Stuck at Work: When Your Career Stops Feeling Like Enough
You did everything right. So why does the work that built your life suddenly feel hollow?
You did everything right. You worked hard, built real skills, climbed the ladder or built something of your own. By almost any external measure, you are successful. And yet — something feels profoundly off. The work that used to energise you now feels like a treadmill. You go through the motions with competence but without soul.
This is one of the most disorienting experiences a person can have in midlife — and one of the least talked about. Because how do you complain about a good career? How do you explain to your family, your colleagues, even yourself, that the thing you worked your whole life to build no longer feels like enough?
If this is where you are right now, I want to say clearly: this feeling is not ingratitude, and it is not a personal failing. It is information. And like all information, it is worth taking seriously rather than pushing down.
The hollow feeling isn't ingratitude. It's a signal. Your career has stopped growing you — and part of you already knows it.
Why careers stop working in midlife
In my coaching work, I see this pattern again and again, and it tends to come from one of three places — often more than one at once.
1. The ladder ran out
You reached a level where there is no obvious next step — or the next step would cost more than it's worth. The structure that once gave your work forward momentum is gone, and nothing has replaced it. You are good at what you do, and that is exactly the problem: there is no growth left in mastery without challenge.
2. The original bargain changed
You went into your career for specific reasons — financial security, autonomy, status, impact. At some point, the work stopped delivering on those promises, or you stopped caring about the promises themselves. What mattered at 28 may not matter at 48.
3. The identity squeeze
Your career was always more than a job — it was who you were. "I'm a [job title]" was a meaningful sentence. Now it feels thinner. The identity you built around work is struggling to hold the weight of who you're becoming.
A career problem or a meaning problem?
This distinction matters enormously, because the solutions are different.
A career problem means the job itself is wrong — the environment, the role, the company, the industry. These are solvable with strategic change: a new role, a new direction, retraining, a pivot.
A meaning problem is the deeper question of why you're working at all, and whether your work connects to anything that genuinely matters to you. This isn't solved by a new job title. It requires examining your values, your sense of contribution, and what you actually want the next 20 years to look like.
Most people I work with through this kind of stuckness are dealing with both, layered on top of each other. Separating them is the first real step forward.
The career audit: questions worth sitting with
Before deciding what to change, it helps to get specific about what's actually happening. Take time with each of these — write your answers down rather than just thinking them.
Energy vs. Drain
List the specific parts of your work that give you energy, and the parts that drain you. Be specific — not "meetings" but which meetings, with whom, about what. The pattern will tell you something important.
If money weren't a factor
If you had financial security guaranteed, what would you spend your working hours doing? Don't censor this. The answer might be uncomfortable, surprising, or clarifying.

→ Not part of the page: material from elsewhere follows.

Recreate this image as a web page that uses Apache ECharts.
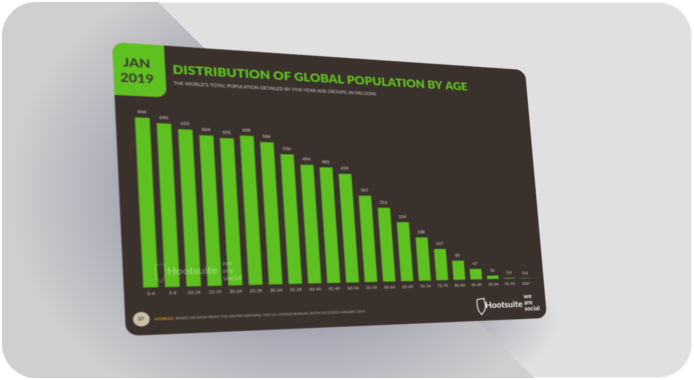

The work you're most proud of
In your entire career, what piece of work or contribution are you most genuinely proud of? What was it about that work that mattered? Can you find more of that quality in what you do now?
Your options — more than you think
Reshape your current role. Many people can renegotiate their work without leaving — taking on different responsibilities, mentoring others, contributing to different projects.
A strategic pivot. Moving industries, functions, or into consulting and advisory work. Less disruptive than it sounds; your experience is more transferable than you think.
Building alongside. Starting something of your own, even part-time, that gives your work life a new source of meaning without blowing everything up.
A clean break. The full career change. Harder, worth it for some, not for others. Requires honest assessment of risk tolerance, finances, and what you're moving toward — not just away from.
There is no universally right answer. The right question is: which option fits your actual life, values, and vision for the next chapter?
The shift that matters most
The people I see navigate this transition most successfully aren't the ones who find a dramatic new path overnight. They're the ones who stop asking "how do I succeed?" and start asking "what's worth doing?" That shift — from achievement to meaning — is the real career change. Everything else follows from it.
A career that no longer fits is not a failure. It's an invitation to build something more honest.
Key takeaways
Feeling hollow in a successful career is information, not ingratitude — it usually points to a ladder that ran out, a changed bargain, or an identity squeeze.
Separate the career problem from the meaning problem. They require different solutions.
A simple audit — energy vs. drain, the money-isn't-a-factor question, and your proudest work — reveals more than most people expect.
Your real options range from reshaping your current role to a full pivot. The right one depends on your values, not what looks impressive.
The deepest shift is moving from "how do I succeed?" to "what's worth doing?"